Some museums have been victimized by insufficient financing, faulty business plans, lack of focus and a failure to win repeat visits.

"African-American museums have had financial woes across the years," said Rita Organ, director of exhibits at the National Underground Railroad Freedom Center in Cincinnati. "Sustainability is a problem. Strong post-opening development plans sometimes are not well thought out."

In Detroit, which has the nation's largest African-American museum, officials have reduced hours, slashed budgets, laid off employees and spent up to $15 million to overhaul the main exhibit five years after opening.

In Chicago, the DuSable Museum has been able to maintain its seven-day-a-week operation, but it can afford only a small staff, said E. Selean Holmes, interim chief curator.

"We're stable, but we struggle," she said.

Miller said Baltimore's project should succeed.

"Especially if it comes up with one that has a purpose, not just a grab bag, Baltimore would have to succeed," he said. "The question would be if you don't succeed, how could you not."

Driskell said, "I really think that people will see it as a must, just like the Aquarium. If there's any city in the United States where there isn't such an institution currently that could pull it off, Baltimore would be one such place."

Russell bristles at the slightest hint that Baltimore's museum will be anything but successful or at any question he perceives to be negative. Friends and associates say that is the result of his encountering so many obstacles and skeptics while pushing the project, including the General Assembly, which at first questioned whether the project was worthwhile or necessary.

"People come up with the traditional notions of black people, the traditional notions of low expectations," he said. "It encourages me to work harder."

For nine years, Russell quietly persevered, raising money, lobbying politicians and battling the naysayers.

"Every step of the way, nobody thought this would happen," said Wanda Q. Draper, chairman of the museum's marketing committee. "He's done what it took to make this a reality. I think his anger is born out of frustration that people don't have the same level of respect for the museum and hold it in the same high regard that he does."

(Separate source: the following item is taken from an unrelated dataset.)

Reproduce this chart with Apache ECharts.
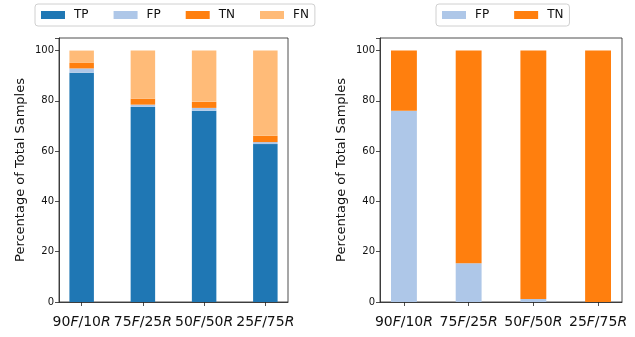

Russell believes that the plans for Baltimore's project address the key issues that have beleaguered other museums.

The museum is receiving more public support than some of the other projects. The state is providing $30 million in state general-obligation bonds for construction and start-up costs, and also will finance 75 percent of operating expenses until the museum has been open for two years, and half of those costs afterward. That eliminates the pressure for the museum to turn an immediate profit.

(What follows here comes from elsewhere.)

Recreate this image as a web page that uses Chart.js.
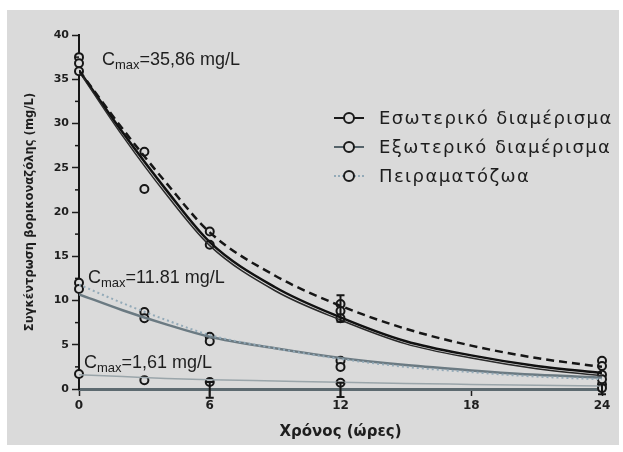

The project also has raised more than $2 million in private contributions in addition to a $5 million endowment provided by the New York-based Reginald F. Lewis Foundation.

Organizers realize that they need to attract the broadest possible audience and aren't counting only on Maryland's black population -- almost 28 percent of the state's residents -- as the museum's audience.

"In order to be successful, a large museum needs to have the widest possible appeal," said Miller, the St. Joseph professor. "There would not be enough critical mass if these museums were relying on one small component of the population to make it in terms of long-term success."

Museum planners have secured a formal agreement with the Maryland State Department of Education to incorporate visits for all fourth- through eighth-graders.

They hope that once those children visit with their schools, they will ask their parents to bring them back.

The Smithsonian Institution has agreed to provide temporary exhibits to keep the museum's displays fresh, another key to attracting repeat visits.

"This is going to succeed because there's no other museum like this in America," Russell said. "When you tie into the educational system, it's dynamite."

Many museums are being planned as ways to boost tourism and local economies. Russell's vision is driven by the dream of changing children's lives.

"We can go in and reach these kids," he said. "This is the way African-American history and culture should be taught."